Тексты сверены с газетными публикациями. Следует отметить, что в последних нередко встречаются явные ошибки набора, которые, разумеется, учтены. Вместе с тем сохранены особенности оригинального, ‘неправильного’ синтаксиса Дорошевича, его знаменитой ‘короткой строки’, разбивающей фразу на ударные смысловые и эмоциональные части. Иностранные имена собственные в тексте вступительной статьи и комментариев даются в современном написании.

СПИСОК УСЛОВНЫХ СОКРАЩЕНИЙ

Старая театральная Москва. — В.М. Дорошевич. Старая театральная Москва. С предисловием А.Р. Кугеля. Пг.—М., ‘Петроград’, 1923.
Литераторы и общественные деятели. — В.М. Дорошевич. Собрание сочинений в девяти томах, т.

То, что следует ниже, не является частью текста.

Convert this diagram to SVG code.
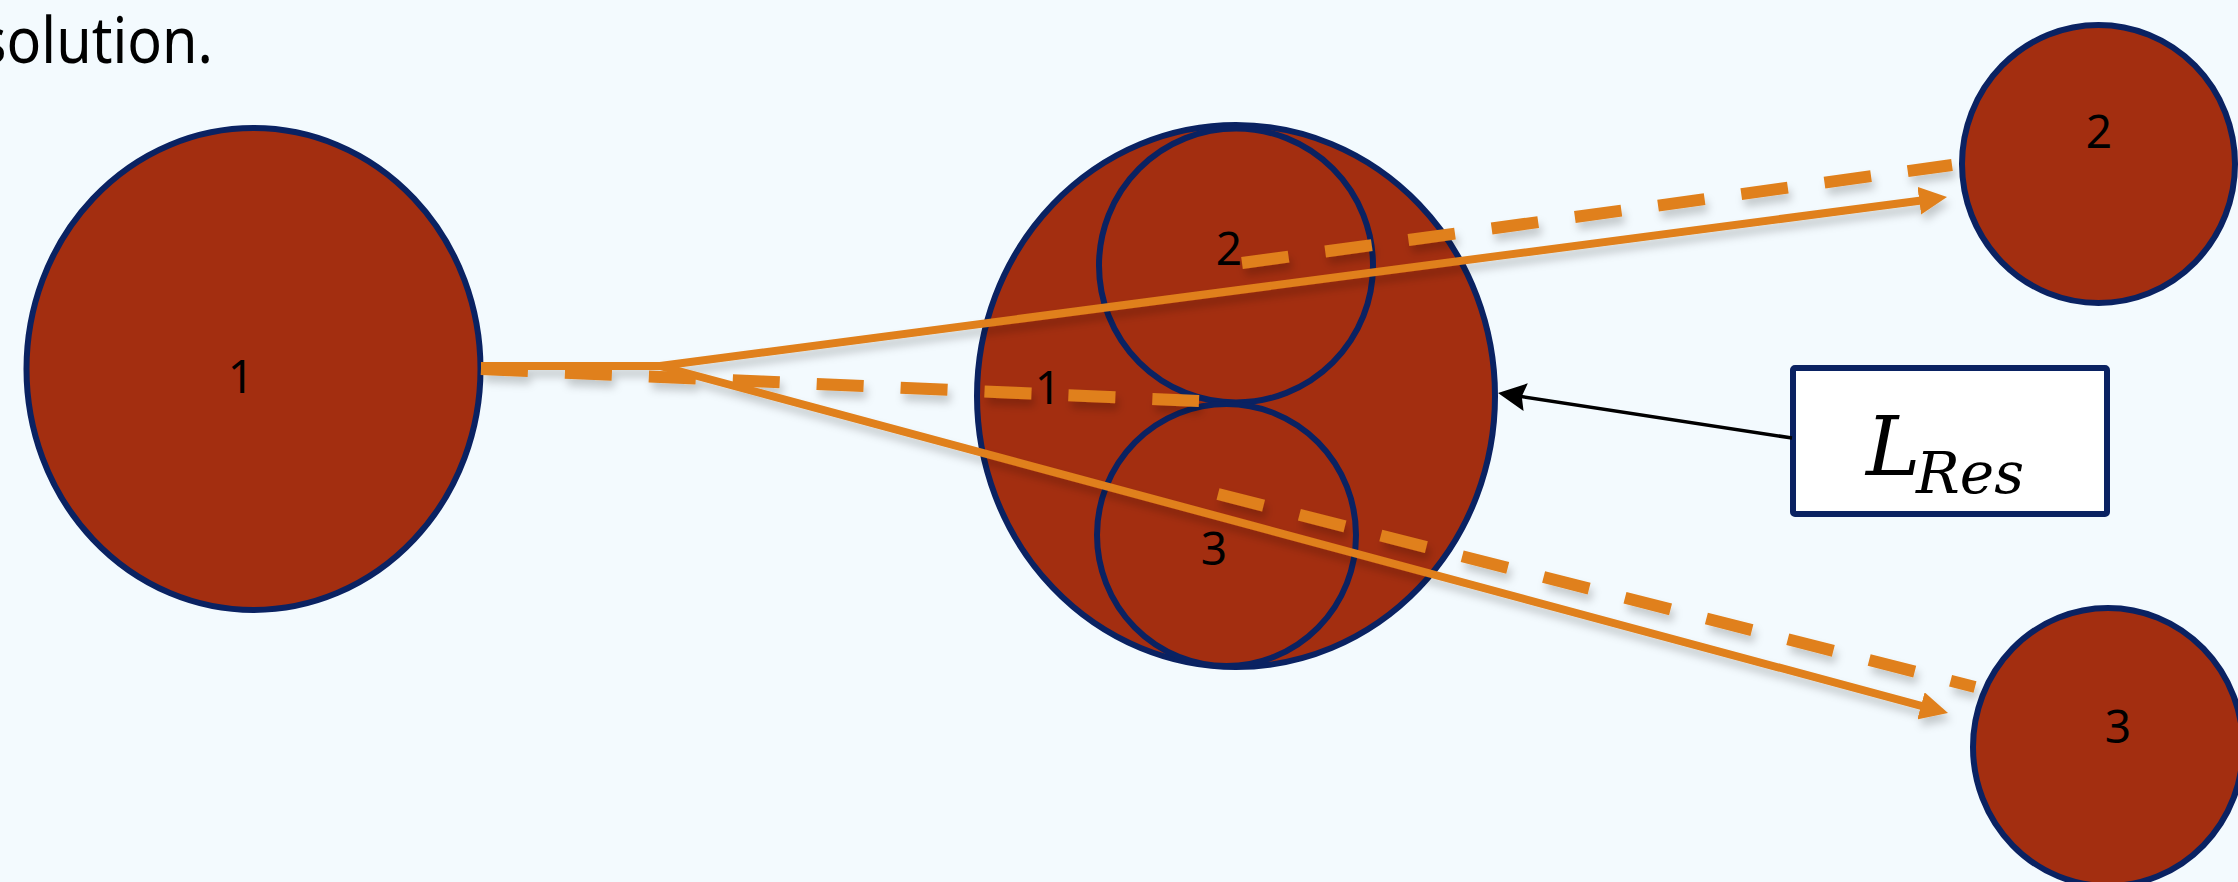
<svg xmlns="http://www.w3.org/2000/svg" width="2238" height="882" viewBox="0 0 2238 882">
<style>
.ball{fill:#A32E10;stroke:#0A2262;stroke-width:6}
.lbl{font-family:"Noto Sans","Open Sans",sans-serif;font-size:46px;fill:#000;text-anchor:middle}
.sol{fill:none;stroke:#E0801C;stroke-width:8;stroke-linejoin:round}
.dash{fill:none;stroke:#E0801C;stroke-width:12;stroke-dasharray:47 37}
</style>
<defs>
<marker id="oa" markerUnits="userSpaceOnUse" viewBox="0 0 28 28" markerWidth="28" markerHeight="28" refX="8" refY="14" orient="auto">
<path d="M0,0 L28,14 L0,28 z" fill="#E0801C"/>
</marker>
<marker id="ka" markerUnits="userSpaceOnUse" viewBox="0 0 28 28" markerWidth="28" markerHeight="28" refX="8" refY="14" orient="auto">
<path d="M0,0 L28,14 L0,28 L4,14 z" fill="#000"/>
</marker>
<filter id="sh" x="-5%" y="-20%" width="110%" height="140%">
<feDropShadow dx="3" dy="7" stdDeviation="4" flood-color="#000" flood-opacity="0.2"/>
</filter>
</defs>
<rect width="2238" height="882" fill="#F3FAFE"/>
<text x="-21" y="63" font-family="'Noto Sans','Open Sans',sans-serif" font-size="64" fill="#000" textLength="234" lengthAdjust="spacingAndGlyphs">solution.</text>

<g id="node-left1">
<ellipse class="ball" cx="253.5" cy="369" rx="227" ry="241"/>
<text class="lbl" x="241" y="393">1</text>
</g>

<g id="node-center">
<ellipse class="ball" cx="1236" cy="396" rx="259" ry="271"/>
<ellipse class="ball" cx="1236" cy="265.5" rx="137" ry="137"/>
<ellipse class="ball" cx="1226.5" cy="535" rx="129.5" ry="131"/>
<text class="lbl" x="1229" y="265">2</text>
<text class="lbl" x="1048" y="404">1</text>
<text class="lbl" x="1214" y="565">3</text>
</g>

<g id="node-right2">
<ellipse class="ball" cx="2098.5" cy="164" rx="136.5" ry="139"/>
<text class="lbl" x="2099" y="148">2</text>
</g>

<g id="node-right3">
<ellipse class="ball" cx="2108" cy="747" rx="135" ry="139"/>
<text class="lbl" x="2118" y="743">3</text>
</g>

<g id="node-lres">
<rect x="1793" y="368" width="314" height="146" rx="2" fill="#FFFFFF" stroke="#0A2262" stroke-width="6"/>
<text x="1866" y="475" font-family="'DejaVu Serif',serif" font-style="italic" font-size="82" fill="#000">L</text>
<text x="1916" y="493" font-family="'DejaVu Serif',serif" font-style="italic" font-size="58" fill="#000" textLength="108" lengthAdjust="spacingAndGlyphs">Res</text>
</g>

<g id="connectors">
<g filter="url(#sh)">
<path class="dash" d="M481,369 L1199,401"/>
<path class="dash" d="M1242,263 L1952,165"/>
<path class="dash" d="M1218,494 L1975,687"/>
<path class="sol" d="M481,366 L660,366 L1927.2,199.7" marker-end="url(#oa)"/>
<path class="sol" d="M481,366 L660,366 L1928.7,707.9" marker-end="url(#oa)"/>
</g>
<path d="M1792,438 L1517.8,396" fill="none" stroke="#000" stroke-width="3.5" marker-end="url(#ka)"/>
</g>
</svg>
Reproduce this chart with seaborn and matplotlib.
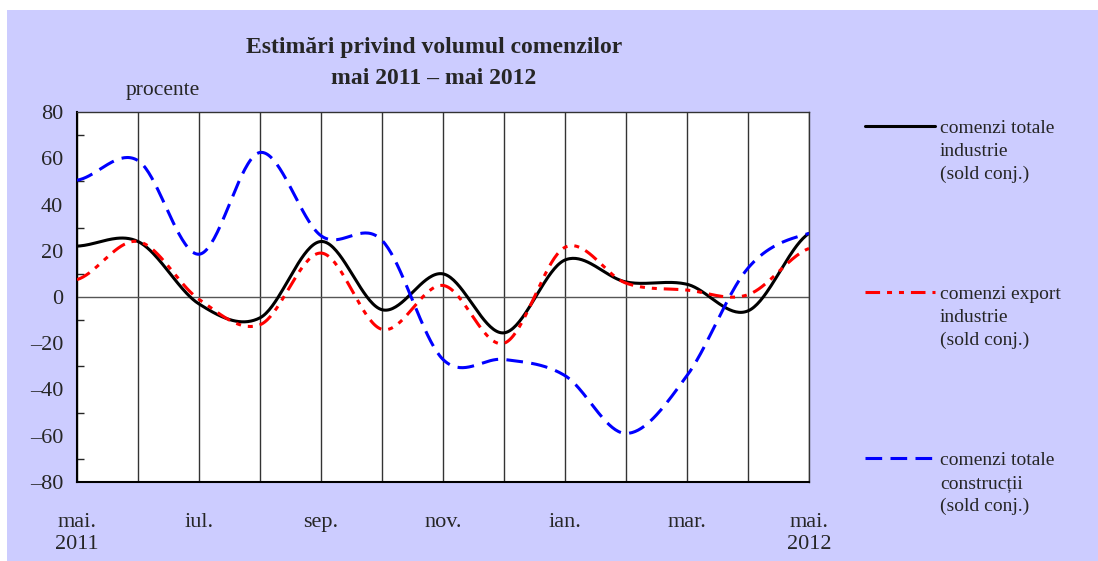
import numpy as np
import pandas as pd
import matplotlib
matplotlib.use("Agg")
import matplotlib.pyplot as plt
import seaborn as sns
from matplotlib.lines import Line2D
from matplotlib.patches import Rectangle

# data (one value per month, mai 2011 .. mai 2012)
months = ["mai.", "iun.", "iul.", "aug.", "sep.", "oct.", "nov.",
          "dec.", "ian.", "feb.", "mar.", "apr.", "mai."]
tick_labels = ["mai.\n2011", "", "iul.", "", "sep.", "", "nov.",
               "", "ian.", "", "mar.", "", "mai.\n2012"]
industrie_total = [22, 24, -3, -9, 24, -5.5, 10, -15.5, 16, 6.5, 5.5, -6, 27.5]
industrie_export = [7.5, 24, -1, -12, 19, -14, 5, -20, 21.5, 6, 3, 1, 21]
constructii = [50.5, 59, 18.5, 62.5, 26.5, 24.5, -27, -27, -34, -59, -34, 12.5, 27.5]

series_names = ["comenzi totale\nindustrie\n(sold conj.)",
                "comenzi export\nindustrie\n(sold conj.)",
                "comenzi totale\nconstrucții\n(sold conj.)"]

sns.set_style("white")
plt.rcParams['font.family'] = ['Liberation Serif', 'DejaVu Serif']
plt.rcParams['font.size'] = 16
plt.rcParams['lines.scale_dashes'] = False


def smooth_line(values, steps=40):
    # Excel-like smoothed line (Catmull-Rom through the monthly points)
    y = np.asarray(values, dtype=float)
    p = np.concatenate([[y[0]], y, [y[-1]]])
    xs, ys = [], []
    t = np.linspace(0, 1, steps, endpoint=False)
    for i in range(len(y) - 1):
        m0 = (p[i + 2] - p[i]) / 2
        m1 = (p[i + 3] - p[i + 1]) / 2
        h00 = 2 * t**3 - 3 * t**2 + 1
        h10 = t**3 - 2 * t**2 + t
        h01 = -2 * t**3 + 3 * t**2
        h11 = t**3 - t**2
        xs.append(i + t)
        ys.append(h00 * y[i] + h10 * m0 + h01 * y[i + 1] + h11 * m1)
    xs.append([len(y) - 1])
    ys.append([y[-1]])
    return pd.DataFrame({"x": np.concatenate(xs), "y": np.concatenate(ys)})


styles = [
    dict(color="black", lw=2.2, linestyle="-"),
    dict(color="#FF0000", lw=2.2, linestyle=(0, (10.5, 5, 3.6, 5, 3.6, 5))),
    dict(color="#0000FF", lw=2.2, linestyle=(0, (12, 6))),
]

fig = plt.figure(figsize=(10.98, 5.61), dpi=100)
fig.patch.set_facecolor("#CCCCFF")
# white margin at top / left like the original screenshot
fig.patches.append(Rectangle((0, 1 - 10 / 561), 1, 10 / 561, transform=fig.transFigure,
                             facecolor="white", edgecolor="none", zorder=0))
fig.patches.append(Rectangle((0, 0), 7 / 1098, 1, transform=fig.transFigure,
                             facecolor="white", edgecolor="none", zorder=0))

ax = fig.add_axes([77 / 1098, 1 - 482 / 561, 732 / 1098, 370 / 561])
ax.set_facecolor("white")

for vals, st in zip([industrie_total, industrie_export, constructii], styles):
    df = smooth_line(vals)
    sns.lineplot(data=df, x="x", y="y", ax=ax, sort=False, estimator=None,
                 color=st["color"], linewidth=st["lw"], linestyle=st["linestyle"], zorder=3)

ax.set_xlim(0, len(months) - 1)
ax.set_ylim(-80, 80)
ax.set_xticks(range(len(months)))
ax.set_xticklabels(tick_labels, linespacing=1.25)
ax.set_yticks(range(-80, 81, 20))
ax.set_yticklabels([f"{v}".replace("-", "\u2013") for v in range(-80, 81, 20)])
ax.set_yticks(range(-70, 80, 20), minor=True)
ax.tick_params(axis="x", length=0, pad=22, labelsize=16)
ax.tick_params(axis="y", which="major", direction="inout", length=12, width=1, pad=4, labelsize=16)
ax.tick_params(axis="y", which="minor", direction="in", length=5, width=1, left=True)
ax.grid(axis="x", color="#333333", linewidth=1)
ax.axhline(0, color="#555555", linewidth=1, zorder=2)
ax.set_xlabel("")
ax.set_ylabel("")
for side in ["left", "bottom"]:
    ax.spines[side].set_color("black")
    ax.spines[side].set_linewidth(1.5)
for side in ["top", "right"]:
    ax.spines[side].set_color("#333333")
    ax.spines[side].set_linewidth(1)
if ax.get_legend():
    ax.get_legend().remove()

# titles
fig.text(434 / 1098, 1 - 47 / 561, "Estimări privind volumul comenzilor", ha="center",
         va="center", fontsize=17, fontweight="bold")
fig.text(434 / 1098, 1 - 78 / 561, "mai 2011 – mai 2012", ha="center",
         va="center", fontsize=17, fontweight="bold")
fig.text(163 / 1098, 1 - 91 / 561, "procente", ha="center", va="center", fontsize=15.5)

# legend drawn on the right
for name, st, ly in zip(series_names, styles, [126, 292, 458]):
    yf = 1 - ly / 561
    fig.lines.append(Line2D([865 / 1098, 935 / 1098], [yf, yf], transform=fig.transFigure,
                            color=st["color"], linewidth=st["lw"], linestyle=st["linestyle"]))
    fig.text(940 / 1098, 1 - (ly - 6) / 561, name, ha="left", va="top",
             fontsize=14, linespacing=1.45)

fig.savefig("out.png", dpi=100, facecolor=fig.get_facecolor())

IV. Литераторы и общественные деятели. М., издание Т-ва И.Д. Сытина, 1905.
Сцена. — В.М. Дорошевич. Собрание сочинений в девяти томах, т. VIII. Сцена. М., издание Т-ва И.Д. Сытина, 1907.
ГА РФ — Государственный архив Российской Федерации (Москва).
ГЦТМ — Государственный Центральный Театральный музей имени A.A. Бахрушина (Москва).
РГАЛИ — Российский государственный архив литературы и искусства (Москва).
ОРГБРФ — Отдел рукописей Государственной Библиотеки Российской Федерации (Москва).
ЦГИА РФ — Центральный Государственный Исторический архив Российской Федерации (Петербург).

ЖИЗНЬ или СМЕРТЬ!

Трагедия в 2-х действиях, с прологом и эпилогом

Соч. Н.И. Тимковского и В.М. Дорошевича

Впервые — ‘Русское слово’, 1903, 15 октября, No 282.
…служит продолжением пьесы ‘Дело жизни’. — Пародия опубликована через день после премьеры пьесы Н.И. Тимковского в Малом театре, состоявшейся 13 октября 1903 г.
Сейте разумное, доброе, вечное! — Цитата из стихотворения Н.A. Некрасова ‘Сеятелям’ (1877).
‘Гражданин’ — политический и литературный журнал консервативного направления, издавался в Петербурге в 1872—1914 гг. Основателем и издателем был князь В.П. Мещерский
Люблю отчизну я, но странною любовью — цитата из стихотворения М.Ю. Лермонтова ‘Родина’ (1841).
Нероница! — Здесь: последовательница римского императора Нерона, устроившего грандиозный пожар Рима.